The Sticker Shock
Wall Street woke up this morning with a collective case of indigestion. Amazon just dropped a number that defies gravity: $200 billion in planned capital expenditures for 2026. To put that in perspective, that is roughly the GDP of Greece, spent in a single year on servers, chips, and satellites.
The market responded by dumping the stock (down nearly 10%). Investors look at the Free Cash Flow - which plummeted from $38 billion to $11 billion - and see a company burning furniture to keep the house warm. They see “reckless spending” in an AI arms race that hasn’t fully paid off yet.
The Signal in the Noise
But if you look past the terrifying expense line, the revenue line tells a different story. AWS revenue accelerated to 24% growth ($35.6 billion), its fastest clip in over three years.
This is the non-obvious insight: Amazon isn’t building “Field of Dreams” infrastructure (build it and they will come). They are building to catch up with a tsunami of demand that is already crashing over them. Jassy explicitly stated they are “monetizing capacity as fast as we can install it.” The bottleneck isn’t customers; it’s concrete and silicon.
The New Moat is Cash
We are witnessing a fundamental shift in the definition of a “Tech Company.” For the last decade, tech was about “asset-light” software margins. Today, Amazon signaled that the next decade is about “asset-heavy” industrial scale.
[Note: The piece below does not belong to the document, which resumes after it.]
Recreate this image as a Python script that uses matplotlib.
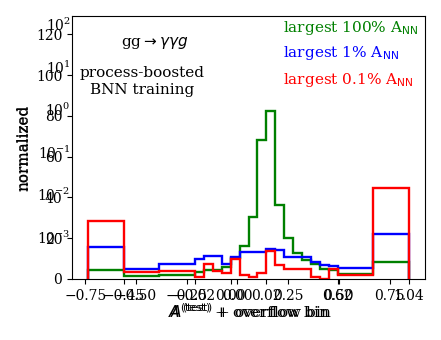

By committing $200 billion, Amazon is effectively digging a moat so deep and so expensive that no startup - and very few nations - can cross it. They are betting that in the AI era, the winner won’t be the one with the cleverest algorithm, but the one who owns the physical power grid to run it. It’s ugly for the short-term balance sheet, but it’s absolute brute-force strategy for long-term dominance.